Education Minister Patricia Salas estimated the loss at $103 million, and it comes just as Peru’s school year begins.
Salas told reporters Friday that the overnight blaze “affects prospects for thousands of Peruvian children to begin classes with the materials and services the state had for them.”
The destroyed computers were purchased from the U.S.-based nonprofit One Laptop per Child Association, which provides rugged, low-cost computers to the world’s most isolated and poorest children.
“This is very sad, and we are heartbroken,” said Rodrigo Arboleda, chief executive of the U.S.-based group.
He said Peru is the biggest single country recipient in the program, which began shipping the low-power, white-and-green XO laptops more than five years ago.
Peru has received 980,000 of the 2.4 million computers delivered by the U.S. nonprofit since the One Laptop per Child global initiative was announced in 2005 by Nicholas Negroponte, founder of the Media Lab at the Massachusetts Institute of Technology.
Arboleda said by phone from Florida that the last batch of XOs sent to Peru, 250,000 in all, was delivered last year. The XOs use low-power processors and Linux software and are designed by the research and development arm of the One Laptop per Child initiative and are built by Quanta computers.
Peruvian officials said the cause of the blaze was under investigation.

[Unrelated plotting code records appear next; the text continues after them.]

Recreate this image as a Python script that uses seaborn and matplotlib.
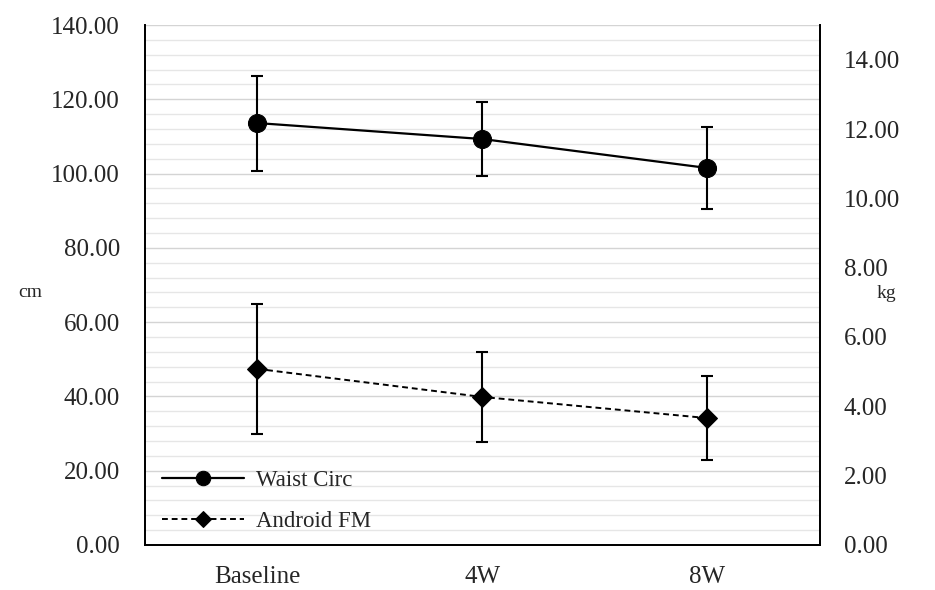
import numpy as np
import pandas as pd
import seaborn as sns
import matplotlib.pyplot as plt
from matplotlib.ticker import MultipleLocator, FormatStrFormatter

# Data
timepoints = ['Baseline', '4W', '8W']
waist_mean = [113.6, 109.3, 101.5]
waist_sd = [12.8, 10.0, 11.0]
android_mean = [5.08, 4.27, 3.66]
android_sd = [1.88, 1.30, 1.22]

sns.set_style('white')
plt.rcParams['font.family'] = ['Liberation Serif', 'DejaVu Serif']

df = pd.DataFrame({'pos': np.arange(len(timepoints)),
                   'waist': waist_mean, 'android': android_mean})

fig = plt.figure(figsize=(9.35, 5.9), dpi=100)
ax = fig.add_axes([0.155, 0.0763, 0.722, 0.8813])
ax2 = ax.twinx()

# Gridlines (left axis)
ax.yaxis.set_minor_locator(MultipleLocator(4))
ax.grid(which='minor', axis='y', color='#e6e6e6', linewidth=1.0)
ax.grid(which='major', axis='y', color='#d4d4d4', linewidth=1.0)
ax.set_axisbelow(True)

# Waist circumference (cm, left axis)
ax.errorbar(df['pos'], df['waist'], yerr=waist_sd, fmt='none',
            ecolor='black', elinewidth=1.5, capsize=4.5, capthick=1.5, zorder=3)
sns.lineplot(data=df, x='pos', y='waist', ax=ax, color='black', linewidth=1.6,
             marker='o', markersize=13, markeredgecolor='black',
             label='Waist Circ', legend=False, zorder=4)

# Android fat mass (kg, right axis)
ax2.errorbar(df['pos'], df['android'], yerr=android_sd, fmt='none',
             ecolor='black', elinewidth=1.5, capsize=4.5, capthick=1.5, zorder=3)
sns.lineplot(data=df, x='pos', y='android', ax=ax2, color='black', linewidth=1.4,
             linestyle=(0, (3, 2)), marker='D', markersize=10,
             markeredgecolor='black', label='Android FM', legend=False, zorder=4)

# Axes limits and ticks
ax.set_xlim(-0.5, len(timepoints) - 0.5)
ax.set_ylim(0, 140)
ax2.set_ylim(0, 15)
ax.yaxis.set_major_locator(MultipleLocator(20))
ax2.set_yticks(np.arange(0, 15, 2))
ax.yaxis.set_major_formatter(FormatStrFormatter('%.2f'))
ax2.yaxis.set_major_formatter(FormatStrFormatter('%.2f'))

ax.set_xticks(np.arange(len(timepoints)))
ax.set_xticklabels(timepoints)
ax.set_xticks(np.arange(len(timepoints) + 1) - 0.5, minor=True)
ax.tick_params(axis='x', which='major', length=0, labelsize=18, pad=15)
ax.tick_params(axis='x', which='minor', length=5, width=1.2, direction='out',
               color='black')
ax.tick_params(axis='y', which='both', length=0, labelsize=18, pad=18)
ax2.tick_params(axis='y', length=0, labelsize=18, pad=17)

ax.set_xlabel('')
ax.set_ylabel('cm', rotation=0, fontsize=14)
ax2.set_ylabel('kg', rotation=0, fontsize=14)
ax.yaxis.set_label_coords(-0.17, 0.47)
ax2.yaxis.set_label_coords(1.098, 0.50)

for a in (ax, ax2):
    a.spines['top'].set_visible(False)
    for s in ('left', 'right', 'bottom'):
        a.spines[s].set_color('black')
        a.spines[s].set_linewidth(1.3)

# Combined legend
h1, l1 = ax.get_legend_handles_labels()
h2, l2 = ax2.get_legend_handles_labels()
ax2.legend(h1 + h2, l1 + l2, loc='lower left', bbox_to_anchor=(0.025, 0.025),
           borderaxespad=0, borderpad=0, frameon=False, fontsize=16.5,
           handlelength=3.6, labelspacing=0.85, handletextpad=0.5,
           markerscale=0.8)

fig.savefig('out.png', dpi=100)
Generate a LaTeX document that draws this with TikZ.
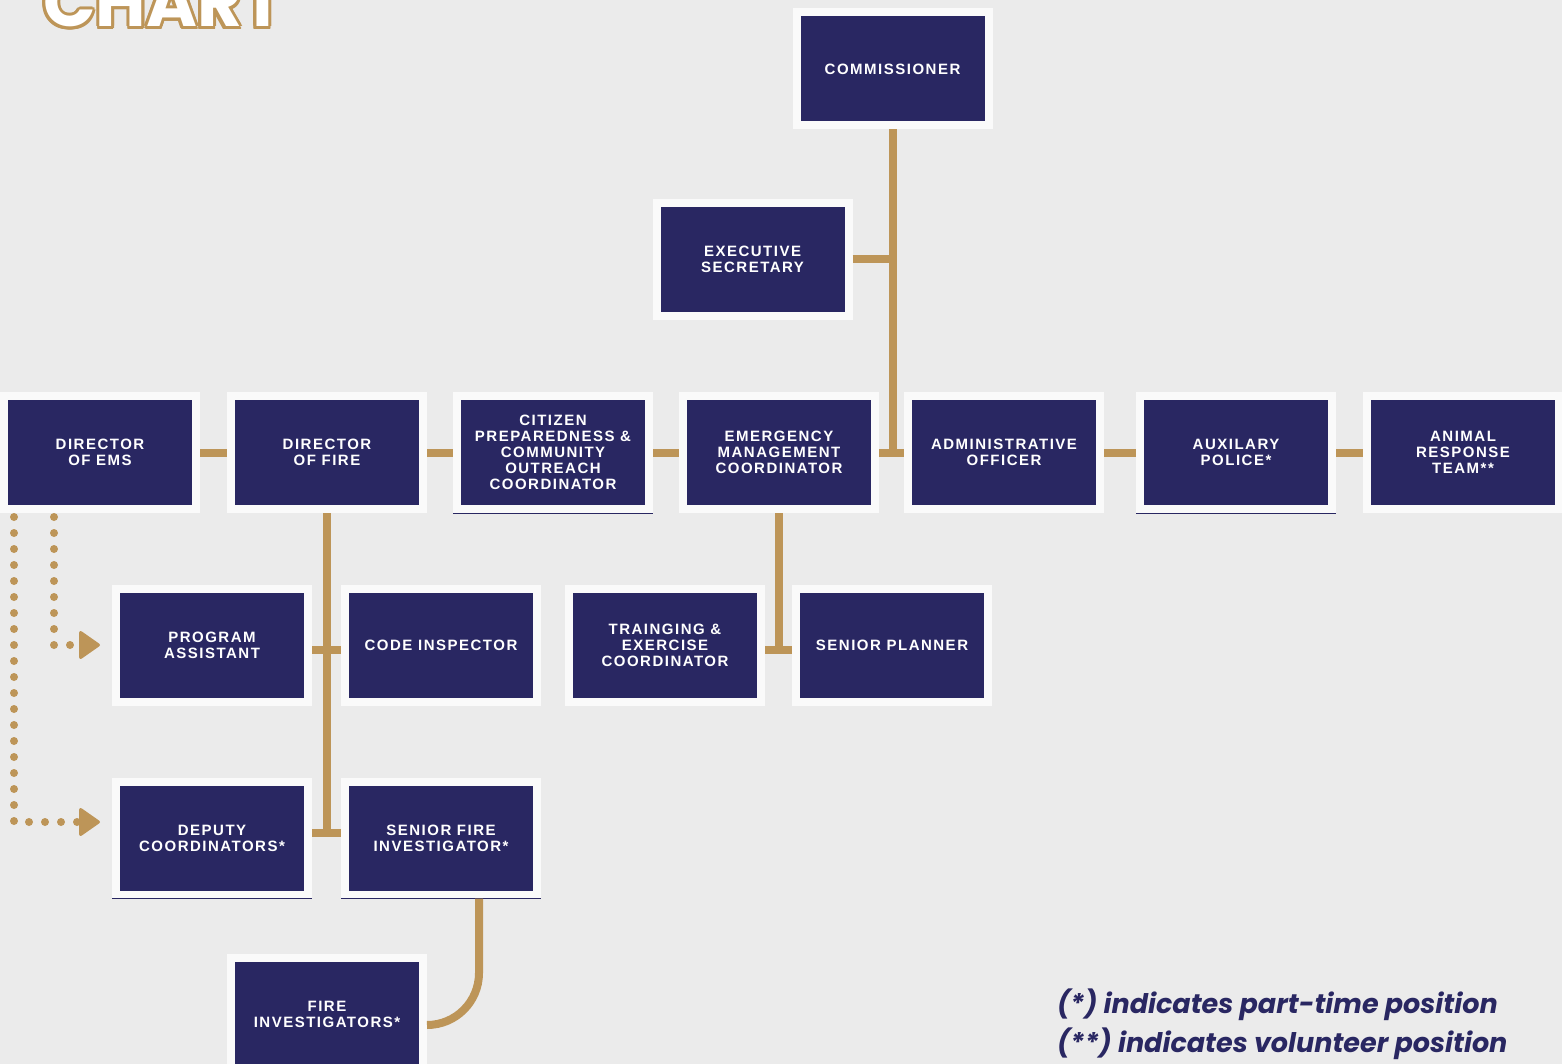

It broke out about 9 p.m. Thursday and took 11 hours to control.
Many of the books destroyed were in indigenous languages including Quechua and Ashaninka. Salas said most of the texts were for children ages 3 to 5 living in Peru’s east, which has the highest concentration of native-language speakers.
Peru has about 9 million students, and its public education system is consistently ranked among the lowest in the Americas.